-- Data for this task --

● ● ● ● ●

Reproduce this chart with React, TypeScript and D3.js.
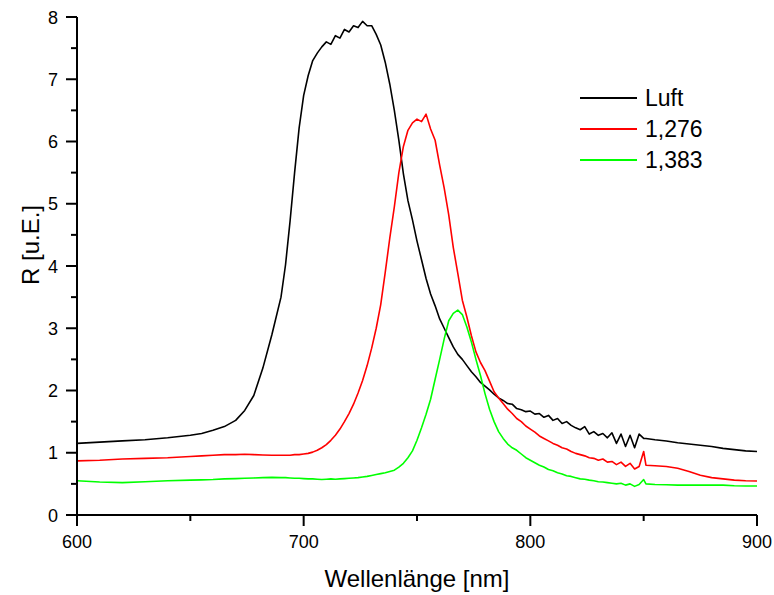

● ● ● ● ●

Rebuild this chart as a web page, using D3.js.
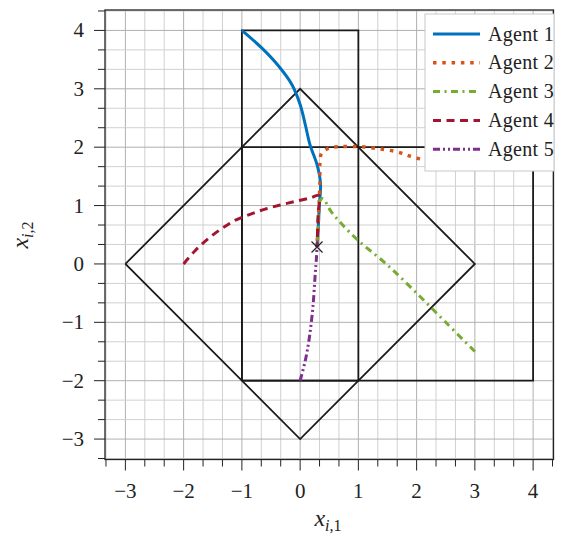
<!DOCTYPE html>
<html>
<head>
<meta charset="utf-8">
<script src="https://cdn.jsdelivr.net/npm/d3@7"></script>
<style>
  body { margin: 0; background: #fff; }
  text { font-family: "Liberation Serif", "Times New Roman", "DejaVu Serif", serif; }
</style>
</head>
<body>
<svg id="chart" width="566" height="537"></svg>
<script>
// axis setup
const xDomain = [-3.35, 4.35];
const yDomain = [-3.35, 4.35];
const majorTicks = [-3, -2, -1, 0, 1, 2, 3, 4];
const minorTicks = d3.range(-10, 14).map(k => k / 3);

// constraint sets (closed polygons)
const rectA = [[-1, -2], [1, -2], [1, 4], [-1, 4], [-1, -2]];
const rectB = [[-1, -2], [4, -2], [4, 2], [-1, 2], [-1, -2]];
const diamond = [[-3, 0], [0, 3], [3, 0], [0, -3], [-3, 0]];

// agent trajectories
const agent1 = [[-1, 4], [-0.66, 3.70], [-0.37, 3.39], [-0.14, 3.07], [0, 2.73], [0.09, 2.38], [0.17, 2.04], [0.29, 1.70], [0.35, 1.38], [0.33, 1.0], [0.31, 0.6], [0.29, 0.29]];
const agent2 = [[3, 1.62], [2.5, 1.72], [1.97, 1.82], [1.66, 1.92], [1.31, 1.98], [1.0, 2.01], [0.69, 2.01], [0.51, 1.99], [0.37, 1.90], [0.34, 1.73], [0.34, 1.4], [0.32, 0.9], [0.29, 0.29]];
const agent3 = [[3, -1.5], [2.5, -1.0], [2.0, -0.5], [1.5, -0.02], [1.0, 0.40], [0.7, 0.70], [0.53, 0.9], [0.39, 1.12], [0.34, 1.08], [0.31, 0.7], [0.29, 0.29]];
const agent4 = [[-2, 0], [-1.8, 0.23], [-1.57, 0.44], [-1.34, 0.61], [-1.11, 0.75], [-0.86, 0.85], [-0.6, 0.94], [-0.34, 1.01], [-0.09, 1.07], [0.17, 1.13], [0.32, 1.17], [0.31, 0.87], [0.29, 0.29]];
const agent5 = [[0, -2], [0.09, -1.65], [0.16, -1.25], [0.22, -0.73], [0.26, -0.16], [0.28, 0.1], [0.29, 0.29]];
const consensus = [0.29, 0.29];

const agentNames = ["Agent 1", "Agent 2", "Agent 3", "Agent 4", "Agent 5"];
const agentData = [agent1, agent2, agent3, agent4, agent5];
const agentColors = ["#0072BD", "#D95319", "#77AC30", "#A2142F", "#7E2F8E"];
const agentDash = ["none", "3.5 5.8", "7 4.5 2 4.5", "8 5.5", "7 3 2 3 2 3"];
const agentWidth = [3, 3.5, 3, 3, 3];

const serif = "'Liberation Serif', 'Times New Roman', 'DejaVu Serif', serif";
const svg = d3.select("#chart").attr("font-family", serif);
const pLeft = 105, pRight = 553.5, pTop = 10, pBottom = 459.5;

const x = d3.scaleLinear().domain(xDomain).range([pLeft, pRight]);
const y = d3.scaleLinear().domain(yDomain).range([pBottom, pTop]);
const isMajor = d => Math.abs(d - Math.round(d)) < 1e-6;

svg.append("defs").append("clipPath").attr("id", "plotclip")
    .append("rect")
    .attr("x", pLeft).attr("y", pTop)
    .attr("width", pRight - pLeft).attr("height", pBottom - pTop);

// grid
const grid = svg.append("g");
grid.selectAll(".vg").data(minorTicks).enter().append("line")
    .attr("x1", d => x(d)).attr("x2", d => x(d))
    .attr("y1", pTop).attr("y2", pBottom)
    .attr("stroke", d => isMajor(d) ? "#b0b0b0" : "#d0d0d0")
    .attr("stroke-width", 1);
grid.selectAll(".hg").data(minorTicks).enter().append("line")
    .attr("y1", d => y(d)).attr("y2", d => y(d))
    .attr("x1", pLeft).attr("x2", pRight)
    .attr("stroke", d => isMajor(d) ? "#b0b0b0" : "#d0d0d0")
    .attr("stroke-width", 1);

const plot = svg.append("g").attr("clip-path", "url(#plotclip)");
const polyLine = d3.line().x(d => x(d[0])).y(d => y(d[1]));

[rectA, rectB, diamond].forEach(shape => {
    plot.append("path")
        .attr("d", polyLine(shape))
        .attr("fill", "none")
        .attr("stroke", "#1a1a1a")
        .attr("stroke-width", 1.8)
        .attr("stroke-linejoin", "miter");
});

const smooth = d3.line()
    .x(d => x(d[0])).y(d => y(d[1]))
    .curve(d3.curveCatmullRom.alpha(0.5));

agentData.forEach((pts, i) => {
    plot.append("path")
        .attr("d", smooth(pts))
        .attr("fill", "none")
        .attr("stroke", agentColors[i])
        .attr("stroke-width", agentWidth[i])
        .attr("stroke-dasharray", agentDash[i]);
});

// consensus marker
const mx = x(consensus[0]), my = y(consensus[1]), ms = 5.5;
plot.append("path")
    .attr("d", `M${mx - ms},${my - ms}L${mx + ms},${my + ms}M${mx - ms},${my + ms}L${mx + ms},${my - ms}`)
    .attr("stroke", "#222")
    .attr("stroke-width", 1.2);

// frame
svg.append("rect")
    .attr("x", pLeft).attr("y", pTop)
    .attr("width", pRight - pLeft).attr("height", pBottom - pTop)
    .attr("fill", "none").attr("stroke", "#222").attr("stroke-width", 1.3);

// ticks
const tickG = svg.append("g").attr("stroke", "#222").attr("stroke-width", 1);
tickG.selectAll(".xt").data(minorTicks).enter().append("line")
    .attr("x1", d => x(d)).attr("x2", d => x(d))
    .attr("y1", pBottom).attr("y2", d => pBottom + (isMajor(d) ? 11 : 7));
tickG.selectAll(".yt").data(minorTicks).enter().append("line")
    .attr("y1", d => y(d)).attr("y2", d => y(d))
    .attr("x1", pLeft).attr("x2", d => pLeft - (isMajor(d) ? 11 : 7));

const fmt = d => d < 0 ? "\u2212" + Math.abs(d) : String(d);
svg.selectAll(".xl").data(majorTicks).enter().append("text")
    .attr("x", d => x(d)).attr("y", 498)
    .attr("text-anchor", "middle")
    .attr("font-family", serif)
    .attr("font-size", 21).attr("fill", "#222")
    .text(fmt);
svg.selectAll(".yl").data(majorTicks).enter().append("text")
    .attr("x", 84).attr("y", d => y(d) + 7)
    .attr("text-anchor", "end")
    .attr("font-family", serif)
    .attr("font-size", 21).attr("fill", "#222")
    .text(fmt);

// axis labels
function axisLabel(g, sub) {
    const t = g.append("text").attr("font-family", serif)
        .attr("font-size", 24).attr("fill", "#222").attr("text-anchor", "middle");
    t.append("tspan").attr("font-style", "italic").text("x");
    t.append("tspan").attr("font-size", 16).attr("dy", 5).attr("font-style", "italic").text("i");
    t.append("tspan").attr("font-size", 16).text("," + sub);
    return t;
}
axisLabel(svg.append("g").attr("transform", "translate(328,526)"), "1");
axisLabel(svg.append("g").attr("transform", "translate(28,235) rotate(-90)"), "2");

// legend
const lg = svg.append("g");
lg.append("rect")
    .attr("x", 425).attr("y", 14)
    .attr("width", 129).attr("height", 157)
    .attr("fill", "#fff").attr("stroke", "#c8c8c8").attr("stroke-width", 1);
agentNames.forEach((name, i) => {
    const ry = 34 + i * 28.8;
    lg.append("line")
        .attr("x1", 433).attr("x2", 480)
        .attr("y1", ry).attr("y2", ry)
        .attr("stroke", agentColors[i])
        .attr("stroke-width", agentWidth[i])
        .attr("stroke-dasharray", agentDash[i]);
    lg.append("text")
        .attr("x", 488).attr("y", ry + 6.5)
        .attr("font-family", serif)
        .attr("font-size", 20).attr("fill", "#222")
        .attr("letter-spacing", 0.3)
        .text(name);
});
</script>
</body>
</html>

● ● ● ● ●

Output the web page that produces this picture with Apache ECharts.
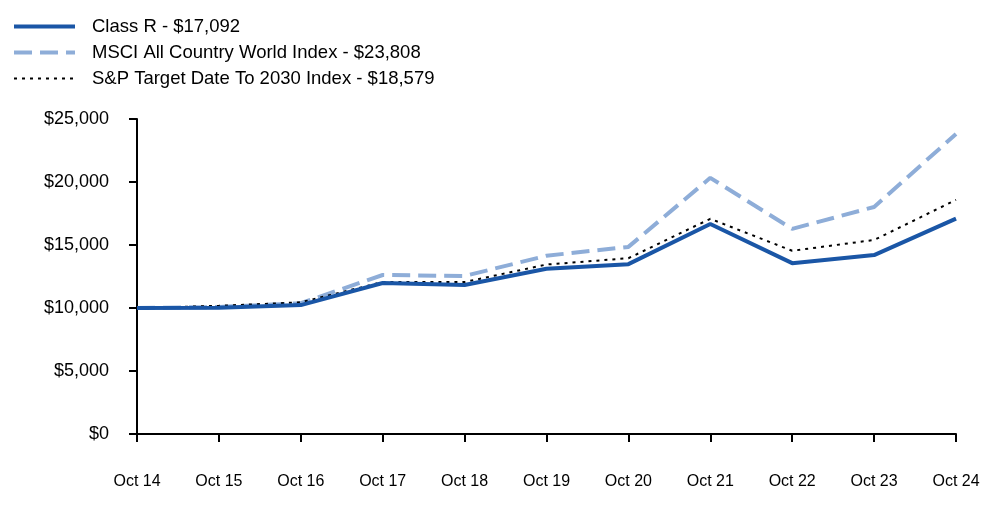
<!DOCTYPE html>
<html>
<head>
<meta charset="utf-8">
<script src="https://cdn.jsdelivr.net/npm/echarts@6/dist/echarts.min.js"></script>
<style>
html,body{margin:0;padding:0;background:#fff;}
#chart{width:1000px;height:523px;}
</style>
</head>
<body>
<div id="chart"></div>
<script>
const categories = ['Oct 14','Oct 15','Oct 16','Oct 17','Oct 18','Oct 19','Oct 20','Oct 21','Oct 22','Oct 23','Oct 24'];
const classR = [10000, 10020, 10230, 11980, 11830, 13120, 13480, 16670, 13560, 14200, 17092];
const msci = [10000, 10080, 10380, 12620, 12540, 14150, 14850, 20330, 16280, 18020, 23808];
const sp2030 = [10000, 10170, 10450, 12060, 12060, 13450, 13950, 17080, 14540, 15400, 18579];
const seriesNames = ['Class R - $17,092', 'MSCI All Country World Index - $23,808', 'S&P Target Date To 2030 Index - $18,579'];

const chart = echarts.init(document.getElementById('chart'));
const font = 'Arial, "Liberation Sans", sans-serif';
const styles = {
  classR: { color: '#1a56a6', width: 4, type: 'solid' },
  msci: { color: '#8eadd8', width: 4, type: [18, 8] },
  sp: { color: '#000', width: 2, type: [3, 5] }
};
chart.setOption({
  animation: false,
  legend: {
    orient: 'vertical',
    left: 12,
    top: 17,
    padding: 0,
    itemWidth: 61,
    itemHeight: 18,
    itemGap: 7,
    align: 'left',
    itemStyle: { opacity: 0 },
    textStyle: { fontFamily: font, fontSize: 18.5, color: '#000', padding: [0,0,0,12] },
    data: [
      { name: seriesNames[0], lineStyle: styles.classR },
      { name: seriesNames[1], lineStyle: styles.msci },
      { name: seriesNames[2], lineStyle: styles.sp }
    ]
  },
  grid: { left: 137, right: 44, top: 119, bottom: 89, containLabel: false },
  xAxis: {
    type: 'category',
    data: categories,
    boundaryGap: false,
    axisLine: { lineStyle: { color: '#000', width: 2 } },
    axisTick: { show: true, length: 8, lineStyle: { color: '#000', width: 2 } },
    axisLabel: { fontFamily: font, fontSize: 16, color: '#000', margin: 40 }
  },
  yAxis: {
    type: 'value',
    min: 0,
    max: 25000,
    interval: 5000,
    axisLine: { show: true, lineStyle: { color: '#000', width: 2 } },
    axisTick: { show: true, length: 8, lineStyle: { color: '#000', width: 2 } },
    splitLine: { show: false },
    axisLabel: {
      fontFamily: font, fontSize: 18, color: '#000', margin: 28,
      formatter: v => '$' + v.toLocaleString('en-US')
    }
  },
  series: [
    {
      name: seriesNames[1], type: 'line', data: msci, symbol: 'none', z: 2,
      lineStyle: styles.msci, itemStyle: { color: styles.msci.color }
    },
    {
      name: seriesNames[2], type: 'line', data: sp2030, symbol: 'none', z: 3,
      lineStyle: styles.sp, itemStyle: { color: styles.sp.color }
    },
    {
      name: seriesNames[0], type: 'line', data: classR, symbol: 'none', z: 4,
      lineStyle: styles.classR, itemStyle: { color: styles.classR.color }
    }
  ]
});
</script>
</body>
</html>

● ● ● ● ●

-- The task --
All lines above from the one containing "Rebuild this chart" through the one containing "const minorTicks = d3.range(-10, 14).map(k" are to be quoted exactly, and only those; pictures are left out.

-- Output --
Rebuild this chart as a web page, using D3.js.
<!DOCTYPE html>
<html>
<head>
<meta charset="utf-8">
<script src="https://cdn.jsdelivr.net/npm/d3@7"></script>
<style>
  body { margin: 0; background: #fff; }
  text { font-family: "Liberation Serif", "Times New Roman", "DejaVu Serif", serif; }
</style>
</head>
<body>
<svg id="chart" width="566" height="537"></svg>
<script>
// axis setup
const xDomain = [-3.35, 4.35];
const yDomain = [-3.35, 4.35];
const majorTicks = [-3, -2, -1, 0, 1, 2, 3, 4];
const minorTicks = d3.range(-10, 14).map(k => k / 3);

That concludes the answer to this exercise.